→ What the task asks: Extract the lines up to and including the one that contains "161, 133.6, 115.5];", starting with the first line of the entries below, and omit the pictures.

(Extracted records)
- - - - -

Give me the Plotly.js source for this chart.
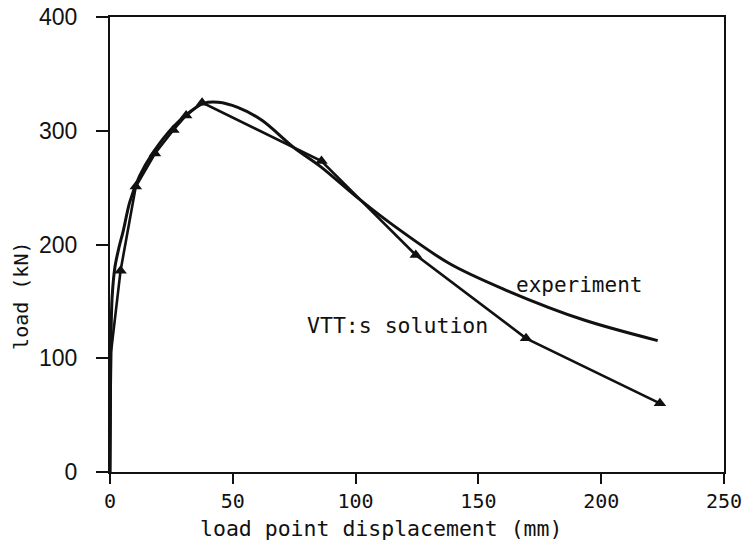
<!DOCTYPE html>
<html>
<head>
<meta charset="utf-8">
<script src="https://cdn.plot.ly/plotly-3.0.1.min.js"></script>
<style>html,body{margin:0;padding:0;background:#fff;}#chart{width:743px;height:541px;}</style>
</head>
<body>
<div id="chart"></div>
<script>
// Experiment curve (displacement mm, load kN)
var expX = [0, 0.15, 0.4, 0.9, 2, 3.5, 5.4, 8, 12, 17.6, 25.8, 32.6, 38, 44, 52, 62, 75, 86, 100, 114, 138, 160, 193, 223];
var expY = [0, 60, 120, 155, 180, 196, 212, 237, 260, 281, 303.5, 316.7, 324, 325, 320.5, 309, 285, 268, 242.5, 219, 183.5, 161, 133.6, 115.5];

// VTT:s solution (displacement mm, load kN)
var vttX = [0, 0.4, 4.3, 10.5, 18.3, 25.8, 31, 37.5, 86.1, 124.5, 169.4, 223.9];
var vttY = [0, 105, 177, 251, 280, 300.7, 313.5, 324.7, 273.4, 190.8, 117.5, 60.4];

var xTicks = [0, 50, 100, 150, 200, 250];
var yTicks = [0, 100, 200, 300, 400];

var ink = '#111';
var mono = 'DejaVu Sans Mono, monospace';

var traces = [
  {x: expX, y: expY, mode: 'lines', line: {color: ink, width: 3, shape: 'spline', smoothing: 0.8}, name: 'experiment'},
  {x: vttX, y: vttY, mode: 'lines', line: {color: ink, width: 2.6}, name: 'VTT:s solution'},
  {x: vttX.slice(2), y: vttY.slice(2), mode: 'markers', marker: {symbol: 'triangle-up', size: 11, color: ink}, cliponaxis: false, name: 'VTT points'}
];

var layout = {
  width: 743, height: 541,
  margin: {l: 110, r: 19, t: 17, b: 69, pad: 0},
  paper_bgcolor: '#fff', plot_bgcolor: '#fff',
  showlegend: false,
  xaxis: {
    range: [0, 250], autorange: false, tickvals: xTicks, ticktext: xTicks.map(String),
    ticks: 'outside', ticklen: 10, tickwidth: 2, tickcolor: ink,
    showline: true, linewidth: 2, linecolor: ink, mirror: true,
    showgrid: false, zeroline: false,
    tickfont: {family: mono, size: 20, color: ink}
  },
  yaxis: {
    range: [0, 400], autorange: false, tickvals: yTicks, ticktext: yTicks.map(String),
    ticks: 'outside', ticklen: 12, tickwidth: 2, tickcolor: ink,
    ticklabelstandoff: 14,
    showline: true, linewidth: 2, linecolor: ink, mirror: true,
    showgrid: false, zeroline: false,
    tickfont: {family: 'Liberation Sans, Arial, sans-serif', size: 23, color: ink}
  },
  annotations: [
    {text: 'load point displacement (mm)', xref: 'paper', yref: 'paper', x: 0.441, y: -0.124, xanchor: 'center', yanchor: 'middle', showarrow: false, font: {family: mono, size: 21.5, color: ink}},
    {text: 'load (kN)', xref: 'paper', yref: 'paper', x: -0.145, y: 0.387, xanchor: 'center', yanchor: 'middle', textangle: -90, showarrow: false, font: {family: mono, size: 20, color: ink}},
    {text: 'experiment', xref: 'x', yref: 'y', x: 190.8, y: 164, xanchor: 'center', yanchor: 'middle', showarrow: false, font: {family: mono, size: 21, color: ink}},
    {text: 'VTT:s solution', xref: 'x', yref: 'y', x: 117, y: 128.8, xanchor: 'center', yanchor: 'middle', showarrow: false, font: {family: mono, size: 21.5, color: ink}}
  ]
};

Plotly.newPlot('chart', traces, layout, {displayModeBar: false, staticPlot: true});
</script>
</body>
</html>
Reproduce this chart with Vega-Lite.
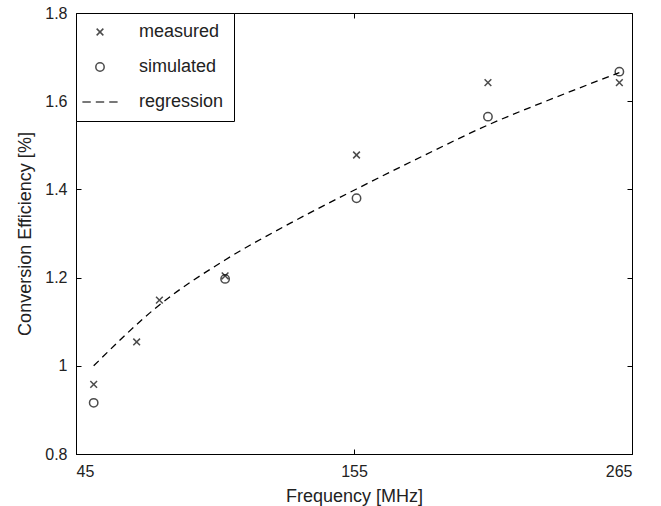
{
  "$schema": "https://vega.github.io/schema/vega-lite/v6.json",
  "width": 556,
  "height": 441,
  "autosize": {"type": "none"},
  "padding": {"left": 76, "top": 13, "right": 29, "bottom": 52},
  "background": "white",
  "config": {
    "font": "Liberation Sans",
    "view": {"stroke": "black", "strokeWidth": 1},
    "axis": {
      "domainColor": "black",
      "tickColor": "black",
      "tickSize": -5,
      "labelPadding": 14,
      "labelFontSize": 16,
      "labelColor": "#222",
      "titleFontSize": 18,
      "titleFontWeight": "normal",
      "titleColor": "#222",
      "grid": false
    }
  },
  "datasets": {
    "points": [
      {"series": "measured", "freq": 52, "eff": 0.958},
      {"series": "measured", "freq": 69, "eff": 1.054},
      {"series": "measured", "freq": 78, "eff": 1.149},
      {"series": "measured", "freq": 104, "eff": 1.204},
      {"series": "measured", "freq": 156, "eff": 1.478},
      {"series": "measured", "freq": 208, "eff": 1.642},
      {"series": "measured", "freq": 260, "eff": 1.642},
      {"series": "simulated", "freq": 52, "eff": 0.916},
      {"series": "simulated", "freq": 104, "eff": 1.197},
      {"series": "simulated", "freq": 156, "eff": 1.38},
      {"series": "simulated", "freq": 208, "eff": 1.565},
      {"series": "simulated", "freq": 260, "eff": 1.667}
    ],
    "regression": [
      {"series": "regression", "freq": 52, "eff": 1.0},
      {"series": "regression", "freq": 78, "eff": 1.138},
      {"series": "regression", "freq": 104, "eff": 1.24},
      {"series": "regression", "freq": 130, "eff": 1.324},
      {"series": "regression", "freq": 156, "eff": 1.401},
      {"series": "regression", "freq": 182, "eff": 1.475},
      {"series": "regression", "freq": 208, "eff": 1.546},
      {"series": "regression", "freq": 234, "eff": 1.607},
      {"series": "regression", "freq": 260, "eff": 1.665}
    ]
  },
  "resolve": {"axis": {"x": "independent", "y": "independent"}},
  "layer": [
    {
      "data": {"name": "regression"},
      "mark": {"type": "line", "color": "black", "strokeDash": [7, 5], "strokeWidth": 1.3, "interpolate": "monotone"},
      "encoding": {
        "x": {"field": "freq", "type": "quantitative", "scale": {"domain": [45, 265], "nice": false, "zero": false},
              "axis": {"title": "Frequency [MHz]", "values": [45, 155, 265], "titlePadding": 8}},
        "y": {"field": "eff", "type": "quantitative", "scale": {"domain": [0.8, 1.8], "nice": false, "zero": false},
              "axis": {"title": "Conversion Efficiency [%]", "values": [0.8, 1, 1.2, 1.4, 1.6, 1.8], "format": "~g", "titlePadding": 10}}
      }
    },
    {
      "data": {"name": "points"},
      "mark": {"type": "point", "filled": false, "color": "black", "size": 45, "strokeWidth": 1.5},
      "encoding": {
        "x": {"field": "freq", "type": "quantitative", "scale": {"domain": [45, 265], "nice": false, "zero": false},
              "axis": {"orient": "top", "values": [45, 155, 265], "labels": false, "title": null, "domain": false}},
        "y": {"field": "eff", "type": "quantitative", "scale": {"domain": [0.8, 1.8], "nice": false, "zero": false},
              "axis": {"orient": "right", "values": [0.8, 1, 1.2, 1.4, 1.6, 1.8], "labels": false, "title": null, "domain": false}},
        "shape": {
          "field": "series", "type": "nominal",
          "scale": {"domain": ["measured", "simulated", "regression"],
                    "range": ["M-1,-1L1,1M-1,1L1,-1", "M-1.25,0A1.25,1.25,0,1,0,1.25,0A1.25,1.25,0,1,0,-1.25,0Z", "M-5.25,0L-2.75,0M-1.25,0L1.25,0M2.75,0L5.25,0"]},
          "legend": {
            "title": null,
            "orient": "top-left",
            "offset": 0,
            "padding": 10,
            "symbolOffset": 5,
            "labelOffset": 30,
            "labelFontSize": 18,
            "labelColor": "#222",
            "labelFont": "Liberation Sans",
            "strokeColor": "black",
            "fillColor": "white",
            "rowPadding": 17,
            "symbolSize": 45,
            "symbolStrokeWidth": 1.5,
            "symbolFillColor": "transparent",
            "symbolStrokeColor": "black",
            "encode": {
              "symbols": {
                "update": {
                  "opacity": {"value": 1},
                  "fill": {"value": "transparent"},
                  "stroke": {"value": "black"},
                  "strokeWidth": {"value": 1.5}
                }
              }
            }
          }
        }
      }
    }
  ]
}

- - - - -

→ Expected answer:
Give me the Plotly.js source for this chart.
<!DOCTYPE html>
<html>
<head>
<meta charset="utf-8">
<script src="https://cdn.plot.ly/plotly-3.0.1.min.js"></script>
<style>html,body{margin:0;padding:0;background:#fff;}#chart{width:743px;height:541px;}</style>
</head>
<body>
<div id="chart"></div>
<script>
// Experiment curve (displacement mm, load kN)
var expX = [0, 0.15, 0.4, 0.9, 2, 3.5, 5.4, 8, 12, 17.6, 25.8, 32.6, 38, 44, 52, 62, 75, 86, 100, 114, 138, 160, 193, 223];
var expY = [0, 60, 120, 155, 180, 196, 212, 237, 260, 281, 303.5, 316.7, 324, 325, 320.5, 309, 285, 268, 242.5, 219, 183.5, 161, 133.6, 115.5];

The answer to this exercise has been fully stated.